Retype the whole listing, please, keeping every line exact and dropping the pictures.
========
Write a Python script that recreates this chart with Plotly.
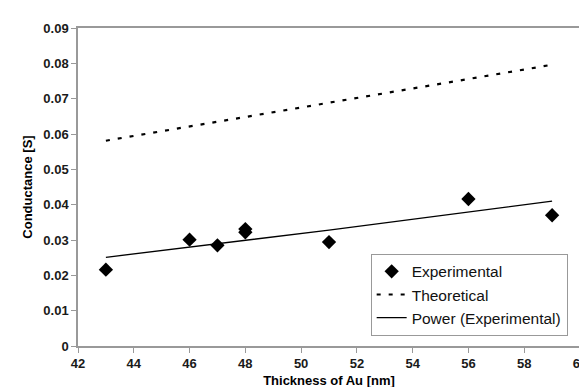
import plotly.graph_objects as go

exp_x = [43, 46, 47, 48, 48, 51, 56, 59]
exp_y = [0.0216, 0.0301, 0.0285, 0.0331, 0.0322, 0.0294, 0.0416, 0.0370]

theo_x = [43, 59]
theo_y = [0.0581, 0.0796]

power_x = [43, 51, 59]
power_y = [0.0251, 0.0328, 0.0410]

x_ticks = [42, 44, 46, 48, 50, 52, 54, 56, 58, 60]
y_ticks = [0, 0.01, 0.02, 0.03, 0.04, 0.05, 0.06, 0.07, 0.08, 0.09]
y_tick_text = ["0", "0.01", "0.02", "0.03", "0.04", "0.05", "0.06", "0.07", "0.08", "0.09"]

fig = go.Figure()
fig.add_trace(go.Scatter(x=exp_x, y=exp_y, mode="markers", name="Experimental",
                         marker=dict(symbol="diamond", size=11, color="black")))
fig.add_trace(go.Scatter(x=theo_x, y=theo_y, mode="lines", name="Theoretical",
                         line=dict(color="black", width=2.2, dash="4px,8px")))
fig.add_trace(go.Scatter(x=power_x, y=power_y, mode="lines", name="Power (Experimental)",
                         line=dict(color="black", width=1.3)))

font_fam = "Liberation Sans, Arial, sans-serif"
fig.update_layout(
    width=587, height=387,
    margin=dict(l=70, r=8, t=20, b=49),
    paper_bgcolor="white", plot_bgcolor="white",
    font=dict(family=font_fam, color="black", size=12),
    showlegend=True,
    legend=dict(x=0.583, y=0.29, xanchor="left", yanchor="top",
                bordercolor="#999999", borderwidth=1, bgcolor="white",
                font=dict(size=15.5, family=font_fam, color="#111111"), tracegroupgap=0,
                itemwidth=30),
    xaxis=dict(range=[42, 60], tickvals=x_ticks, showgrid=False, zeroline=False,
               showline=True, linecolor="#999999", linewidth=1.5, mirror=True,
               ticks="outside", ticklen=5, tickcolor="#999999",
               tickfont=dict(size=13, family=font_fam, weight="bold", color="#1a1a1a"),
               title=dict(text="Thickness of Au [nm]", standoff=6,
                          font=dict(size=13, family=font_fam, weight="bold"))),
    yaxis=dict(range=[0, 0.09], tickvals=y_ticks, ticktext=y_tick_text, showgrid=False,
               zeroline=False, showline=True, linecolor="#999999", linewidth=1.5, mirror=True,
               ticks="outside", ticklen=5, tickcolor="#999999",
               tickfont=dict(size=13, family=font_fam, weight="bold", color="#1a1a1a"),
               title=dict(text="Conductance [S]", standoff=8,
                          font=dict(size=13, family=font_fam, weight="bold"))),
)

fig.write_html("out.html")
========
→ **Written response**:
Write a Python script that recreates this chart with Plotly.
import plotly.graph_objects as go

exp_x = [43, 46, 47, 48, 48, 51, 56, 59]
exp_y = [0.0216, 0.0301, 0.0285, 0.0331, 0.0322, 0.0294, 0.0416, 0.0370]

theo_x = [43, 59]
theo_y = [0.0581, 0.0796]

power_x = [43, 51, 59]
power_y = [0.0251, 0.0328, 0.0410]

x_ticks = [42, 44, 46, 48, 50, 52, 54, 56, 58, 60]
y_ticks = [0, 0.01, 0.02, 0.03, 0.04, 0.05, 0.06, 0.07, 0.08, 0.09]
y_tick_text = ["0", "0.01", "0.02", "0.03", "0.04", "0.05", "0.06", "0.07", "0.08", "0.09"]

fig = go.Figure()
fig.add_trace(go.Scatter(x=exp_x, y=exp_y, mode="markers", name="Experimental",
                         marker=dict(symbol="diamond", size=11, color="black")))
fig.add_trace(go.Scatter(x=theo_x, y=theo_y, mode="lines", name="Theoretical",
                         line=dict(color="black", width=2.2, dash="4px,8px")))
fig.add_trace(go.Scatter(x=power_x, y=power_y, mode="lines", name="Power (Experimental)",
                         line=dict(color="black", width=1.3)))

font_fam = "Liberation Sans, Arial, sans-serif"
fig.update_layout(
    width=587, height=387,
    margin=dict(l=70, r=8, t=20, b=49),
    paper_bgcolor="white", plot_bgcolor="white",
    font=dict(family=font_fam, color="black", size=12),
    showlegend=True,
    legend=dict(x=0.583, y=0.29, xanchor="left", yanchor="top",
                bordercolor="#999999", borderwidth=1, bgcolor="white",
                font=dict(size=15.5, family=font_fam, color="#111111"), tracegroupgap=0,
                itemwidth=30),
    xaxis=dict(range=[42, 60], tickvals=x_ticks, showgrid=False, zeroline=False,
               showline=True, linecolor="#999999", linewidth=1.5, mirror=True,
               ticks="outside", ticklen=5, tickcolor="#999999",
               tickfont=dict(size=13, family=font_fam, weight="bold", color="#1a1a1a"),
               title=dict(text="Thickness of Au [nm]", standoff=6,
                          font=dict(size=13, family=font_fam, weight="bold"))),
    yaxis=dict(range=[0, 0.09], tickvals=y_ticks, ticktext=y_tick_text, showgrid=False,
               zeroline=False, showline=True, linecolor="#999999", linewidth=1.5, mirror=True,
               ticks="outside", ticklen=5, tickcolor="#999999",
               tickfont=dict(size=13, family=font_fam, weight="bold", color="#1a1a1a"),
               title=dict(text="Conductance [S]", standoff=8,
                          font=dict(size=13, family=font_fam, weight="bold"))),
)

fig.write_html("out.html")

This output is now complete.